Author Topic: Wordprocessor Overhead  (Read 1140 times)

Wordprocessor Overhead
« on: 31 August, 2008, 02:07:30 pm »
I've just done a little experiment.

I'm working with AbiWord, a nice little word processor under Linux (Vector Linux), saving documents both in native .abi format and in Microsoft Word .doc format.  The puzzling thing is the size variations.  I know this will have to do with overhead, but why such a discrepancy?

Test file - a file containing one line 'This is a test.'
Saved in AbiWord native format - 2395 bytes.
Saved in Microsoft Word format - 2288 bytes.

Three-page document:
Saved in AbiWord native format - 12,395 bytes.
Saved in Microsoft Word format - 17,884 bytes.

I can't be ar*ed to type out all the words in Word from scratch, but when I look in 'Properties' in the document, it also comes up with 17,884 bytes (9920 characters, with spaces).

AbiWord seems much more efficient than Word.  And it also seems strange that the very small file is even smaller in Word format, but the bigger file is bigger in Word. :-\
 

Jaded

  • The Codfather
  • Formerly known as Jaded
Re: Wordprocessor Overhead
« Reply #1 on: 31 August, 2008, 02:14:16 pm »
Word fills pads out the document with details of deleted text, also which websites you have visited, many of your addresses and other sensitive info.

To be fair I thought Microsoft had filled that little hole. It was a shame when pdf files became more widely used - I stopped being able to discover interesting snippets from competitors documents.
It is simpler than it looks.

Re: Wordprocessor Overhead
« Reply #2 on: 31 August, 2008, 02:17:21 pm »
Word fills pads out the document with details of deleted text, also which websites you have visited, many of your addresses and other sensitive info.

You don't say!  Is that really the reason?

toekneep

  • Its got my name on it.
    • Blog
Re: Wordprocessor Overhead
« Reply #3 on: 31 August, 2008, 02:20:01 pm »
I remember doing a little experiment with Word.

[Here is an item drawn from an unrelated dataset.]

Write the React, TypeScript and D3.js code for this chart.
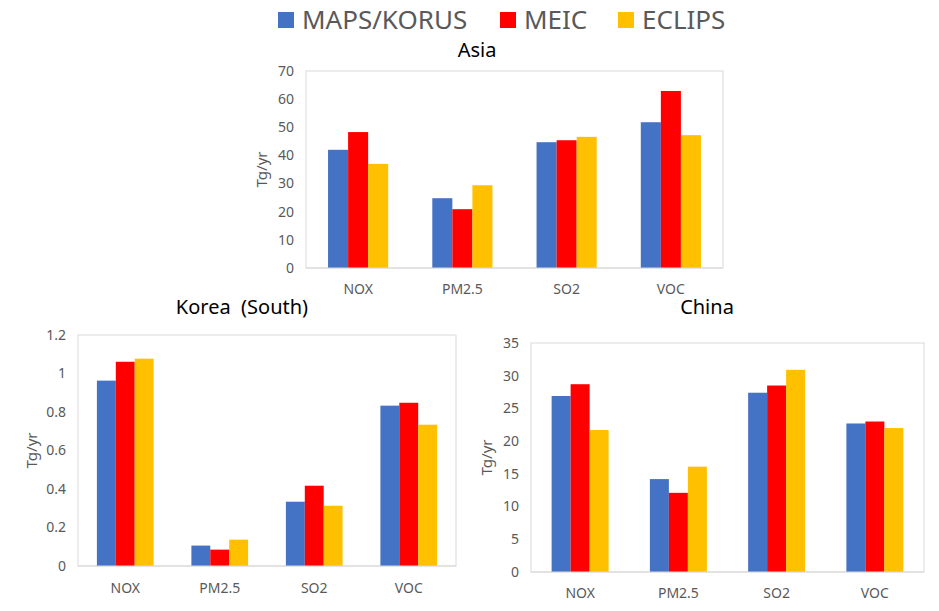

I created a document with nothing but a letter x in it and saved it as a web page. I then opened it in a html editor and it contained dozens and dozens of lines of code. I couldn't see the purpose of much of the code (I'm not a web wizard by any means) so I started stripping them out and then refreshing the page. Each time the web page appeared exactly the same, I think I got it down to about four or five lines in the end and it still displayed the x just the same.  ???

Wowbagger

  • Stout dipper
    • Stuff mostly about weather
Re: Wordprocessor Overhead
« Reply #4 on: 31 August, 2008, 02:24:40 pm »
Dez has great experience in trying to make web pages which work in everything else also work in M$ rubbish. I'm certain they do this on purpose to stop pages and documents, which meet international standards, working properly in M$.
Quote from: Dez
It doesn’t matter where you start. Just start.

Re: Wordprocessor Overhead
« Reply #5 on: 31 August, 2008, 02:44:03 pm »
Still doesn't explain to my mind why the small file in Word format contains fewer bytes than the AbiWord format, why the larger file contains more bytes than the AbiWord one, both of these when created by AbiWord under Linux.  I could understand it in Word on a Windoze machine, but not under these circumstances.

You can tell it's a quiet Sunday, can't you!?

Re: Wordprocessor Overhead
« Reply #6 on: 31 August, 2008, 03:24:02 pm »
.abi files can be compressed and, from memory, older Word document formats have no compression.

Most compression algorithms rely on files containing duplication. Small files contain relatively little duplication and can often become slightly larger after compression. Larger files contain much more duplication and will compress to much smaller files.

Cut and paste the string "This is a test." over and over again to make a 3 page document and then compare the file sizes.
"Yes please" said Squirrel "biscuits are our favourite things."

Re: Wordprocessor Overhead
« Reply #7 on: 31 August, 2008, 03:54:11 pm »
Thanks, GB, that's beginning to make sense.  I hadn't thought about compression.